:: RECORD SET

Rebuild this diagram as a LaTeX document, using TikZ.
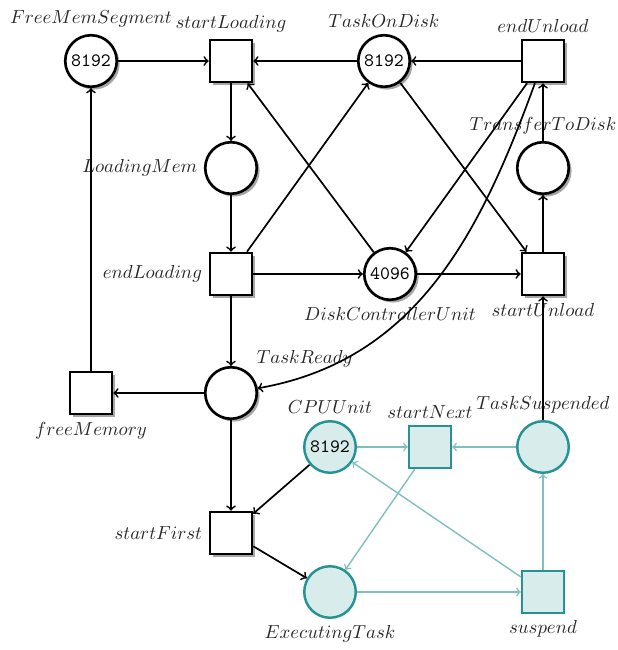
\documentclass[tikz,border=0pt]{standalone}
\usetikzlibrary{shadows}
\colorlet{tealB}{teal!85}
\colorlet{tealF}{teal!15}
\colorlet{tealA}{teal!50}
\begin{document}
\begin{tikzpicture}[x=0.53pt,y=0.53pt,
  every label/.style={font=\normalfont, text=black!85},
  place/.style={circle, draw=black, line width=1.4pt, fill=white, minimum size=27.3pt, inner sep=0pt, font=\ttfamily,
    drop shadow={shadow xshift=1.5pt, shadow yshift=-1.5pt, opacity=0.35, fill=black}},
  trans/.style={rectangle, draw=black, line width=1.4pt, fill=white, minimum size=22.2pt, inner sep=0pt,
    drop shadow={shadow xshift=1.5pt, shadow yshift=-1.5pt, opacity=0.35, fill=black}},
  tplace/.style={circle, draw=tealB, line width=1.3pt, fill=tealF, minimum size=27.3pt, inner sep=0pt, font=\ttfamily},
  ttrans/.style={rectangle, draw=tealB, line width=1.3pt, fill=tealF, minimum size=22.2pt, inner sep=0pt},
  arc/.style={->, line width=0.9pt, black},
  tarc/.style={->, line width=0.75pt, tealA}]
\useasboundingbox (0,0) rectangle (617,-650);
\node[place, label=above:$FreeMemSegment$] (fms) at (91,-61) {8192};
\node[trans, label=above:$startLoading$] (sl) at (231,-61) {};
\node[place, label=above:$TaskOnDisk$] (tod) at (384,-61) {8192};
\node[trans, label=above:$endUnload$] (eu) at (543,-61) {};
\node[place, label=left:$LoadingMem$] (lm) at (231,-168) {};
\node[place, label=above:$TransferToDisk$] (ttd) at (543,-168) {};
\node[trans, label=left:$endLoading$] (el) at (231,-274) {};
\node[place, label=below:$DiskControllerUnit$] (dcu) at (390,-274) {4096};
\node[trans, label=below:$startUnload$] (su) at (543,-274) {};
\node[trans, label=below:$freeMemory$] (fm) at (91,-393) {};
\node[place, label=above right:$TaskReady$] (tr) at (231,-393) {};
\node[tplace, label=above:$CPUUnit$] (cpu) at (330,-447) {8192};
\node[ttrans, label=above:$startNext$] (sn) at (430,-447) {};
\node[tplace, label=above:$TaskSuspended$] (ts) at (543,-447) {};
\node[trans, label=left:$startFirst$] (sf) at (231,-533) {};
\node[tplace, label=below:$ExecutingTask$] (et) at (330,-592) {};
\node[ttrans, label=below:$suspend$] (sp) at (543,-592) {};

\draw[arc] (fms) -- (sl);
\draw[arc] (tod) -- (sl);
\draw[arc] (eu) -- (tod);
\draw[arc] (sl) -- (lm);
\draw[arc] (lm) -- (el);
\draw[arc] (el) -- (tod);
\draw[arc] (dcu) -- (sl);
\draw[arc] (el) -- (dcu);
\draw[arc] (tod) -- (su);
\draw[arc] (eu) -- (dcu);
\draw[arc] (dcu) -- (su);
\draw[arc] (su) -- (ttd);
\draw[arc] (ttd) -- (eu);
\draw[arc] (eu) to[out=-110,in=10] (tr);
\draw[arc] (el) -- (tr);
\draw[arc] (tr) -- (fm);
\draw[arc] (fm) -- (fms);
\draw[arc] (tr) -- (sf);
\draw[arc] (cpu) -- (sf);
\draw[arc] (sf) -- (et);
\draw[arc] (ts) -- (su);
\draw[tarc] (cpu) -- (sn);
\draw[tarc] (ts) -- (sn);
\draw[tarc] (sn) -- (et);
\draw[tarc] (et) -- (sp);
\draw[tarc] (sp) -- (ts);
\draw[tarc] (sp) -- (cpu);
\end{tikzpicture}
\end{document}
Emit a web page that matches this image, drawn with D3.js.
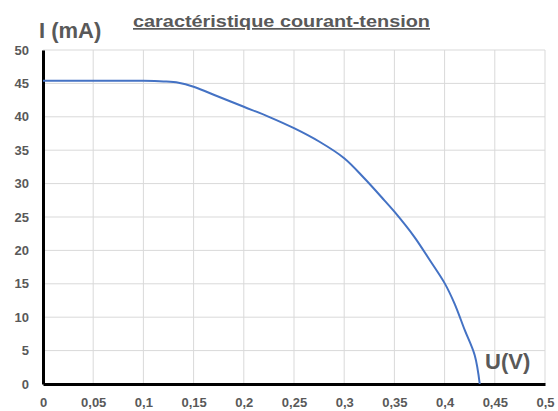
<!DOCTYPE html>
<html>
<head>
<meta charset="utf-8">
<script src="https://cdn.jsdelivr.net/npm/d3@7"></script>
<style>
	body { margin: 0; background: #fff; }
	svg { display: block; font-family: "Liberation Sans", Arial, sans-serif; }
</style>
</head>
<body>
<svg id="chart" width="558" height="411"></svg>
<script>
// measured points, tension (V) and courant (mA)
const tension = [0, 0.05, 0.1, 0.12, 0.135, 0.15, 0.175, 0.2, 0.225, 0.25, 0.275, 0.3,
	0.32, 0.34, 0.35, 0.37, 0.385, 0.4, 0.41, 0.42, 0.43, 0.435];
const courant = [45.4, 45.4, 45.4, 45.3, 45.1, 44.5, 43.0, 41.5, 40.0, 38.3, 36.3, 33.8,
	30.8, 27.5, 25.8, 22.0, 18.6, 15.1, 12.0, 8.1, 4.3, 0];
const xTicks = [0, 0.05, 0.1, 0.15, 0.2, 0.25, 0.3, 0.35, 0.4, 0.45, 0.5];
const yTicks = [0, 5, 10, 15, 20, 25, 30, 35, 40, 45, 50];
const titre = 'caractéristique courant-tension';

const svg = d3.select('#chart');
const margin = {top: 50, right: 13, bottom: 27, left: 43};
const width = 558 - margin.left - margin.right;
const height = 411 - margin.top - margin.bottom;
const grey = '#595959';

const x = d3.scaleLinear().domain([0, 0.5]).range([0, width]);
const y = d3.scaleLinear().domain([0, 50]).range([height, 0]);

const g = svg.append('g').attr('transform', `translate(${margin.left}, ${margin.top})`);

// grid
g.append('g')
	.selectAll('line')
	.data(yTicks)
	.enter()
	.append('line')
	.attr('x1', 0).attr('x2', width)
	.attr('y1', (d) => y(d)).attr('y2', (d) => y(d))
	.attr('stroke', '#d9d9d9').attr('stroke-width', 1);
g.append('g')
	.selectAll('line')
	.data(xTicks)
	.enter()
	.append('line')
	.attr('x1', (d) => x(d)).attr('x2', (d) => x(d))
	.attr('y1', 0).attr('y2', height)
	.attr('stroke', '#d9d9d9').attr('stroke-width', 1);

// axes
const fmt = (d) => String(d).replace('.', ',');
const xAxis = g.append('g')
	.attr('transform', `translate(0, ${height})`)
	.call(d3.axisBottom(x).tickValues(xTicks).tickFormat(fmt).tickSize(0).tickPadding(14));
const yAxis = g.append('g')
	.call(d3.axisLeft(y).tickValues(yTicks).tickSize(0).tickPadding(14));
[xAxis, yAxis].forEach((a) => {
	a.select('.domain').attr('stroke', '#000').attr('stroke-width', 3);
	a.selectAll('text')
		.attr('fill', grey)
		.style('font-size', '13px')
		.style('font-weight', 'bold')
		.style('font-family', '"Liberation Sans", Arial, sans-serif');
});

// curve
const pts = tension.map((u, i) => [u, courant[i]]);
g.append('path')
	.datum(pts)
	.attr('fill', 'none')
	.attr('stroke', '#4472c4')
	.attr('stroke-width', 2)
	.attr('d', d3.line()
		.x((p) => x(p[0]))
		.y((p) => y(p[1]))
		.curve(d3.curveCatmullRom.alpha(0.5)));

// labels
svg.append('text')
	.attr('x', 133).attr('y', 27)
	.attr('fill', grey)
	.attr('textLength', 297)
	.attr('lengthAdjust', 'spacingAndGlyphs')
	.style('font-size', '17px')
	.style('font-weight', 'bold')
	.style('text-decoration', 'underline')
	.text(titre);
svg.append('text')
	.attr('x', 39).attr('y', 38)
	.attr('fill', grey)
	.style('font-size', '22px')
	.style('font-weight', 'bold')
	.text('I (mA)');
svg.append('text')
	.attr('x', 485).attr('y', 369)
	.attr('fill', grey)
	.style('font-size', '22px')
	.style('font-weight', 'bold')
	.text('U(V)');
</script>
</body>
</html>
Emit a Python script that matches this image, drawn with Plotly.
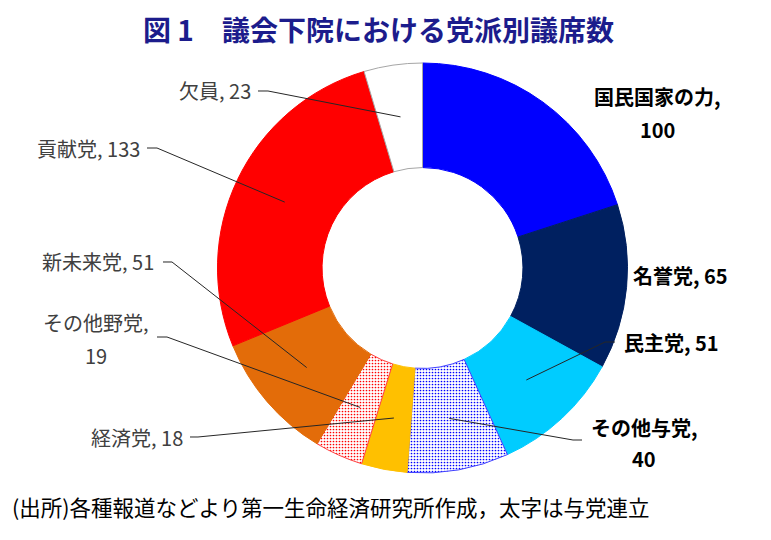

::::

◆ **OBJECTIVE**
Set down the lines of the records above exactly, apart from the pictures.

◆ **THE SOLUTION**
Rebuild this diagram as a LaTeX document, using TikZ.
\documentclass[tikz,border=0pt]{standalone}
\usetikzlibrary{shadows}
\colorlet{tealB}{teal!85}
\colorlet{tealF}{teal!15}
\colorlet{tealA}{teal!50}
\begin{document}
\begin{tikzpicture}[x=0.53pt,y=0.53pt,
  every label/.style={font=\normalfont, text=black!85},
  place/.style={circle, draw=black, line width=1.4pt, fill=white, minimum size=27.3pt, inner sep=0pt, font=\ttfamily,
    drop shadow={shadow xshift=1.5pt, shadow yshift=-1.5pt, opacity=0.35, fill=black}},
  trans/.style={rectangle, draw=black, line width=1.4pt, fill=white, minimum size=22.2pt, inner sep=0pt,
    drop shadow={shadow xshift=1.5pt, shadow yshift=-1.5pt, opacity=0.35, fill=black}},
  tplace/.style={circle, draw=tealB, line width=1.3pt, fill=tealF, minimum size=27.3pt, inner sep=0pt, font=\ttfamily},
  ttrans/.style={rectangle, draw=tealB, line width=1.3pt, fill=tealF, minimum size=22.2pt, inner sep=0pt},
  arc/.style={->, line width=0.9pt, black},
  tarc/.style={->, line width=0.75pt, tealA}]
\useasboundingbox (0,0) rectangle (617,-650);
\node[place, label=above:$FreeMemSegment$] (fms) at (91,-61) {8192};
\node[trans, label=above:$startLoading$] (sl) at (231,-61) {};
\node[place, label=above:$TaskOnDisk$] (tod) at (384,-61) {8192};
\node[trans, label=above:$endUnload$] (eu) at (543,-61) {};
\node[place, label=left:$LoadingMem$] (lm) at (231,-168) {};
\node[place, label=above:$TransferToDisk$] (ttd) at (543,-168) {};
\node[trans, label=left:$endLoading$] (el) at (231,-274) {};
\node[place, label=below:$DiskControllerUnit$] (dcu) at (390,-274) {4096};
\node[trans, label=below:$startUnload$] (su) at (543,-274) {};
\node[trans, label=below:$freeMemory$] (fm) at (91,-393) {};
\node[place, label=above right:$TaskReady$] (tr) at (231,-393) {};
\node[tplace, label=above:$CPUUnit$] (cpu) at (330,-447) {8192};
\node[ttrans, label=above:$startNext$] (sn) at (430,-447) {};
\node[tplace, label=above:$TaskSuspended$] (ts) at (543,-447) {};
\node[trans, label=left:$startFirst$] (sf) at (231,-533) {};
\node[tplace, label=below:$ExecutingTask$] (et) at (330,-592) {};
\node[ttrans, label=below:$suspend$] (sp) at (543,-592) {};

\draw[arc] (fms) -- (sl);
\draw[arc] (tod) -- (sl);
\draw[arc] (eu) -- (tod);
\draw[arc] (sl) -- (lm);
\draw[arc] (lm) -- (el);
\draw[arc] (el) -- (tod);
\draw[arc] (dcu) -- (sl);
\draw[arc] (el) -- (dcu);
\draw[arc] (tod) -- (su);
\draw[arc] (eu) -- (dcu);
\draw[arc] (dcu) -- (su);
\draw[arc] (su) -- (ttd);
\draw[arc] (ttd) -- (eu);
\draw[arc] (eu) to[out=-110,in=10] (tr);
\draw[arc] (el) -- (tr);
\draw[arc] (tr) -- (fm);
\draw[arc] (fm) -- (fms);
\draw[arc] (tr) -- (sf);
\draw[arc] (cpu) -- (sf);
\draw[arc] (sf) -- (et);
\draw[arc] (ts) -- (su);
\draw[tarc] (cpu) -- (sn);
\draw[tarc] (ts) -- (sn);
\draw[tarc] (sn) -- (et);
\draw[tarc] (et) -- (sp);
\draw[tarc] (sp) -- (ts);
\draw[tarc] (sp) -- (cpu);
\end{tikzpicture}
\end{document}
Emit a web page that matches this image, drawn with D3.js.
<!DOCTYPE html>
<html>
<head>
<meta charset="utf-8">
<script src="https://cdn.jsdelivr.net/npm/d3@7"></script>
<style>
	body { margin: 0; background: #fff; }
	svg { display: block; font-family: "Liberation Sans", Arial, sans-serif; }
</style>
</head>
<body>
<svg id="chart" width="558" height="411"></svg>
<script>
// measured points, tension (V) and courant (mA)
const tension = [0, 0.05, 0.1, 0.12, 0.135, 0.15, 0.175, 0.2, 0.225, 0.25, 0.275, 0.3,
	0.32, 0.34, 0.35, 0.37, 0.385, 0.4, 0.41, 0.42, 0.43, 0.435];
const courant = [45.4, 45.4, 45.4, 45.3, 45.1, 44.5, 43.0, 41.5, 40.0, 38.3, 36.3, 33.8,
	30.8, 27.5, 25.8, 22.0, 18.6, 15.1, 12.0, 8.1, 4.3, 0];
const xTicks = [0, 0.05, 0.1, 0.15, 0.2, 0.25, 0.3, 0.35, 0.4, 0.45, 0.5];
const yTicks = [0, 5, 10, 15, 20, 25, 30, 35, 40, 45, 50];
const titre = 'caractéristique courant-tension';

const svg = d3.select('#chart');
const margin = {top: 50, right: 13, bottom: 27, left: 43};
const width = 558 - margin.left - margin.right;
const height = 411 - margin.top - margin.bottom;
const grey = '#595959';

const x = d3.scaleLinear().domain([0, 0.5]).range([0, width]);
const y = d3.scaleLinear().domain([0, 50]).range([height, 0]);

const g = svg.append('g').attr('transform', `translate(${margin.left}, ${margin.top})`);

// grid
g.append('g')
	.selectAll('line')
	.data(yTicks)
	.enter()
	.append('line')
	.attr('x1', 0).attr('x2', width)
	.attr('y1', (d) => y(d)).attr('y2', (d) => y(d))
	.attr('stroke', '#d9d9d9').attr('stroke-width', 1);
g.append('g')
	.selectAll('line')
	.data(xTicks)
	.enter()
	.append('line')
	.attr('x1', (d) => x(d)).attr('x2', (d) => x(d))
	.attr('y1', 0).attr('y2', height)
	.attr('stroke', '#d9d9d9').attr('stroke-width', 1);

// axes
const fmt = (d) => String(d).replace('.', ',');
const xAxis = g.append('g')
	.attr('transform', `translate(0, ${height})`)
	.call(d3.axisBottom(x).tickValues(xTicks).tickFormat(fmt).tickSize(0).tickPadding(14));
const yAxis = g.append('g')
	.call(d3.axisLeft(y).tickValues(yTicks).tickSize(0).tickPadding(14));
[xAxis, yAxis].forEach((a) => {
	a.select('.domain').attr('stroke', '#000').attr('stroke-width', 3);
	a.selectAll('text')
		.attr('fill', grey)
		.style('font-size', '13px')
		.style('font-weight', 'bold')
		.style('font-family', '"Liberation Sans", Arial, sans-serif');
});

// curve
const pts = tension.map((u, i) => [u, courant[i]]);
g.append('path')
	.datum(pts)
	.attr('fill', 'none')
	.attr('stroke', '#4472c4')
	.attr('stroke-width', 2)
	.attr('d', d3.line()
		.x((p) => x(p[0]))
		.y((p) => y(p[1]))
		.curve(d3.curveCatmullRom.alpha(0.5)));

// labels
svg.append('text')
	.attr('x', 133).attr('y', 27)
	.attr('fill', grey)
	.attr('textLength', 297)
	.attr('lengthAdjust', 'spacingAndGlyphs')
	.style('font-size', '17px')
	.style('font-weight', 'bold')
	.style('text-decoration', 'underline')
	.text(titre);
svg.append('text')
	.attr('x', 39).attr('y', 38)
	.attr('fill', grey)
	.style('font-size', '22px')
	.style('font-weight', 'bold')
	.text('I (mA)');
svg.append('text')
	.attr('x', 485).attr('y', 369)
	.attr('fill', grey)
	.style('font-size', '22px')
	.style('font-weight', 'bold')
	.text('U(V)');
</script>
</body>
</html>
Emit a Python script that matches this image, drawn with Plotly.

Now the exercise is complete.